5 writing systems you have probably never heard of.
The Deseret alphabet
Deseret is a phonetic alphabet for English. Brigham Young commissioned it around 1854 because he thought English spelling was broken. A committee in Salt Lake City designed 38 new letters for the job. One sound got one letter, with no silent letters allowed.
The shapes were brand new. They look a bit like Pitman shorthand and a bit like Cyrillic.
The territory spent real money on the project. Schoolbooks went to press and two editions of the Book of Mormon came out. A few gravestones even got the new letters carved into them.
Then it died off quickly. Re-tooling every press turned out to be expensive. Ordinary people had no interest in learning a second alphabet. By the 1870s almost nobody was using it anymore.
Ogham
Ogham is an alphabet used to write early Irish. It was carved into standing stones across Ireland and a few sites in western Britain. Most of it dates from the fourth to sixth centuries.
The text runs up the corner of the stone. Notches and short strokes branch off that edge. You read from the bottom upward.
It started with twenty letters and gained five more later on. Medieval Irish writers gave each letter a tree name. Beith meant birch and dair meant oak. Whether the trees came first or the letters did is still argued today.
Roughly four hundred inscriptions are known to survive. The contents are mostly dull stuff. Usually a name and whose son the man was. Sometimes a tribal affiliation gets thrown in.
Rongorongo
Rongorongo is a script from Easter Island. A French missionary noticed it in 1864. Nearly every house had wooden tablets covered in tiny carved figures. The shapes included birds, fish, standing humanoids, and small geometric marks the size of a fingernail.
Nobody alive could read the things by then. Peruvian slavers had hauled off most of the literate men a few years before. Smallpox took the rest.
Roughly two dozen genuine pieces survive today. They sit in museums in Rome, Santiago, Saint Petersburg, Honolulu, and a handful of other cities.
The reading direction is the odd part. You read one line from left to right. Then you flip the tablet upside down for the next line. Then you flip it back for the line after that. The technical name is reverse boustrophedon.
A century and a half of decipherment attempts have produced almost nothing solid.
Glagolitic
Glagolitic is the oldest Slavic alphabet invented by Byzantine missionary Cyril and his brother Methodius around 860. The point was to give the Slavs church services in their own language.
The letters are loopy and full of small circles and triangles. They do not look much like anything else around.
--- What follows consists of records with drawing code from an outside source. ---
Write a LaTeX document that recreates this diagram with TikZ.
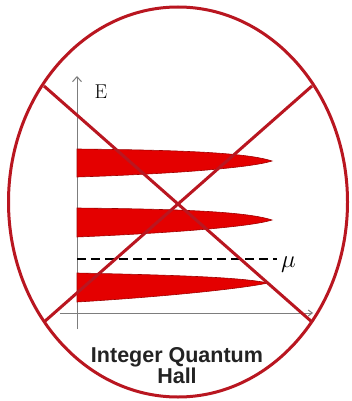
\documentclass[tikz,border=0pt]{standalone}
\usepackage{fontspec}
\setsansfont{Liberation Sans}
\usetikzlibrary{arrows.meta,shapes.geometric}
\definecolor{ringred}{RGB}{185,22,32}
\definecolor{bandred}{RGB}{228,0,0}
\definecolor{bandedge}{RGB}{160,0,0}
\definecolor{axisgray}{RGB}{125,125,125}
\definecolor{textgray}{RGB}{35,35,35}
\tikzset{
  ring/.style={draw=ringred, line width=3pt},
  cross/.style={draw=ringred, line width=3pt},
  band/.style={fill=bandred, draw=bandedge, line width=0.6pt},
  axisline/.style={draw=axisgray, line width=1pt},
  fermi/.style={draw=black, line width=2.6pt, dash pattern=on 9pt off 5pt},
}
\begin{document}
\begin{tikzpicture}[x=1pt,y=-1pt]
\useasboundingbox (0,0) rectangle (351,401);
\fill[white] (0,0) rectangle (351,401);
% axes
\coordinate (ybot) at (77,329);
\coordinate (ytop) at (77,76);
\coordinate (xleft) at (60,313);
\coordinate (xright) at (313,313);
\draw[axisline, -{Straight Barb[length=5pt,width=9pt]}] (ybot) -- (ytop);
\draw[axisline, -{Straight Barb[length=4pt,width=6pt]}] (xleft) -- (xright);
\node[font=\fontsize{20}{20}\selectfont, inner sep=0pt] (elabel) at (101,92) {E};
% bands
\draw[band] (77,149) .. controls (170,150) and (245,152) .. (272,161)
   .. controls (250,168) and (170,174) .. (77,177) -- cycle;
\draw[band] (77,208) .. controls (170,209) and (245,211) .. (272,220)
   .. controls (250,227) and (170,233) .. (77,237) -- cycle;
\draw[band] (77,273) .. controls (170,275) and (240,277) .. (268,283)
   .. controls (240,289) and (160,297) .. (77,302) -- cycle;
% chemical potential
\coordinate (muleft) at (77,259);
\coordinate (muright) at (277,259);
\node[font=\fontsize{32}{32}\selectfont, inner sep=0pt, anchor=base west] (mulabel) at (281,267) {$\mu$};
\draw[fermi] (muleft) -- (muright);
% ring and cross
\node[ring, ellipse, minimum width=339pt, minimum height=390pt, inner sep=0pt] (ring) at (178,202) {};
\coordinate (nw) at (44,86);
\coordinate (ne) at (312,86);
\coordinate (sw) at (44,322);
\coordinate (se) at (312,322);
\draw[cross] (nw) -- (se);
\draw[cross] (ne) -- (sw);
% caption
\node[font=\sffamily\bfseries\fontsize{21.5}{21}\selectfont, text=textgray, align=center, inner sep=0pt] (caption) at (177,366) {Integer Quantum\\Hall};
\end{tikzpicture}
\end{document}
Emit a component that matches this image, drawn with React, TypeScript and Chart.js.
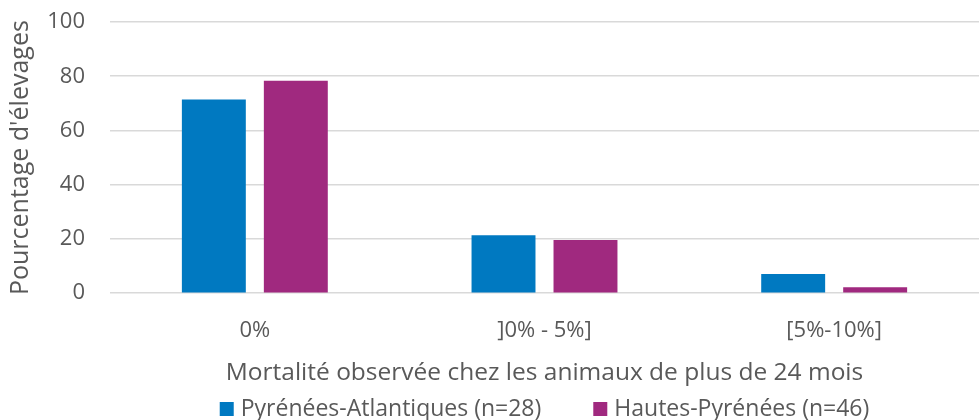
import React, { useEffect, useRef } from "react";
import { Chart, registerables } from "chart.js";

Chart.register(...registerables);

const categories = ["0%", "]0% - 5%]", "[5%-10%]"];
const pyreneesAtlantiques = [71.4, 21.4, 7.1];
const hautesPyrenees = [78.3, 19.6, 2.2];
const seriesNames = ["Pyrénées-Atlantiques (n=28)", "Hautes-Pyrénées (n=46)"];
const seriesColors = ["#0079C1", "#A0297F"];
const yTitle = "Pourcentage d'élevages";
const xTitle = "Mortalité observée chez les animaux de plus de 24 mois";

const FONT = "'Open Sans', 'Noto Sans', sans-serif";
const TEXT = "#595959";

const bottomLegend = {
  id: "bottomLegend",
  afterDraw(chart: any) {
    const ctx = chart.ctx;
    const size = 23;
    const box = 14;
    const boxGap = 7;
    const itemGap = 52;
    ctx.save();
    ctx.font = `${size}px ${FONT}`;
    const items = chart.data.datasets.map((ds: any) => ({
      text: ds.label,
      color: ds.backgroundColor,
      w: box + boxGap + ctx.measureText(ds.label).width,
    }));
    const total = items.reduce((s: number, it: any) => s + it.w, 0) + itemGap * (items.length - 1);
    const area = chart.chartArea;
    let x = (area.left + area.right) / 2 - total / 2;
    const y = chart.height - 11;
    ctx.textBaseline = "middle";
    ctx.textAlign = "left";
    for (const it of items) {
      ctx.fillStyle = it.color;
      ctx.fillRect(x, y - box / 2, box, box);
      ctx.fillStyle = TEXT;
      ctx.fillText(it.text, x + box + boxGap, y);
      x += it.w + itemGap;
    }
    ctx.restore();
  },
};

export default function App() {
  const ref = useRef<HTMLCanvasElement | null>(null);
  useEffect(() => {
    if (!ref.current) return;
    const chart = new Chart(ref.current, {
      type: "bar",
      data: {
        labels: categories,
        datasets: [
          {
            label: seriesNames[0],
            data: pyreneesAtlantiques,
            backgroundColor: seriesColors[0],
            categoryPercentage: 0.566,
            barPercentage: 0.78,
          },
          {
            label: seriesNames[1],
            data: hautesPyrenees,
            backgroundColor: seriesColors[1],
            categoryPercentage: 0.566,
            barPercentage: 0.78,
          },
        ],
      },
      plugins: [bottomLegend],
      options: {
        animation: false,
        responsive: false,
        maintainAspectRatio: false,
        layout: { padding: { top: 22, right: -4, left: 6, bottom: 28 } },
        plugins: {
          tooltip: { enabled: false },
          legend: { display: false },
        },
        scales: {
          x: {
            grid: { display: false },
            border: { display: false },
            ticks: {
              color: TEXT,
              font: { family: FONT, size: 22 },
              padding: 16,
            },
            title: {
              display: true,
              text: xTitle,
              color: TEXT,
              font: { family: FONT, size: 24.5 },
              padding: { top: -1, bottom: 4 },
            },
          },
          y: {
            min: 0,
            max: 100,
            ticks: {
              stepSize: 20,
              color: TEXT,
              font: { family: FONT, size: 22 },
              padding: 0,
            },
            grid: {
              color: "#D9D9D9",
              lineWidth: 1.5,
              drawTicks: true,
              tickLength: 25,
              tickColor: "rgba(0,0,0,0)",
            },
            border: { display: false },
            title: {
              display: true,
              text: yTitle,
              color: TEXT,
              font: { family: FONT, size: 25 },
              padding: { top: 0, bottom: 0 },
            },
            afterFit: (scale: any) => {
              scale.width = 104;
            },
          },
        },
      },
    });
    return () => chart.destroy();
  }, []);
  return (
    <div style={{ position: "fixed", left: 0, top: 0, width: 979, height: 420, background: "#fff" }}>
      <canvas ref={ref} width={979} height={420} style={{ width: 979, height: 420 }} />
    </div>
  );
}
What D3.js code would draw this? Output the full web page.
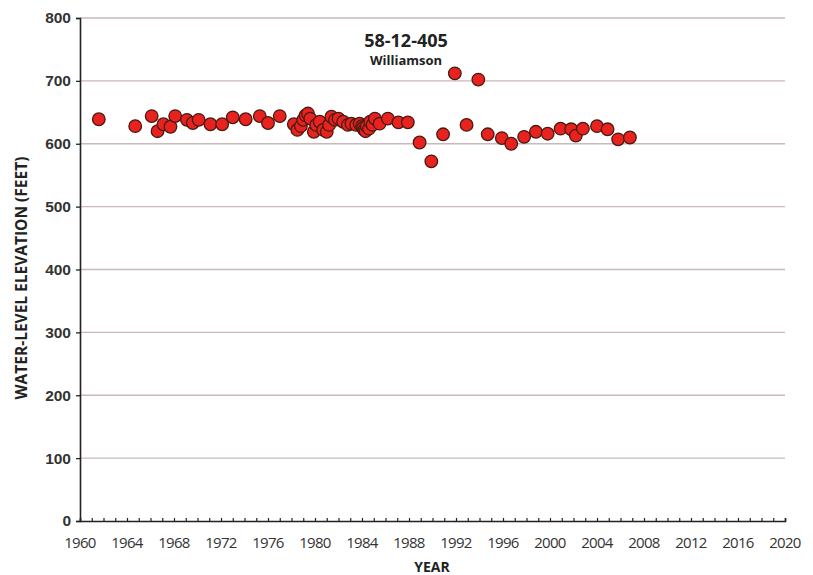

Cyrillic came later. Cyril’s students built it out of Greek capitals after he was dead. They kept a few Glagolitic letters for the sounds Greek did not cover. Then they named the whole thing after their teacher.
Glagolitic itself hung on in odd corners of Europe. The longest holdout was Croatia. Catholic priests on the Dalmatian coast were still using it in the Mass during the 1800s. The last Glagolitic missal was printed in Rome in 1893.
Cherokee
The Cherokee script is a syllabary rather than an alphabet. Each character stands for a whole syllable. There are 85 of them in use today, with an 86th that got dropped along the way.
Sequoyah invented it on his own. He was illiterate but he understood perfectly well what writing was. The Cherokee had been dealing with literate Europeans for generations by then. He simply wanted the same tool for his own language and decided to build it himself.
He started off trying to make one character for every word. That approach got out of hand quickly. He scrapped most of his early work and switched to syllables instead. The whole project took him about twelve years to finish.
He pinched letter shapes from books he could not read. Some came from Latin and some from Greek, with a few that look closer to Cyrillic. He pasted them onto Cherokee sounds with no regard for their original values. The character shaped like R sounds like /e/. The one shaped like D sounds like /a/. The one shaped like 4 sounds like /se/.
The uptake was remarkably fast. By 1825 most of the Cherokee Nation could read and write in their own tongue.
The Cherokee Phoenix newspaper started up in 1828 with parallel columns in English and Cherokee. The editor Elias Boudinot tidied up the character shapes for the printing press around the same time. Samuel Worcester made a few more tweaks in 1834. He flipped the do character upside down so it would stop being mistaken for the go character.
The script is still alive today. Tahlequah and the town of Cherokee in North Carolina both have street signs in syllabary. Children’s books come out in it for the immersion schools. Apple and Google both ship Cherokee keyboards.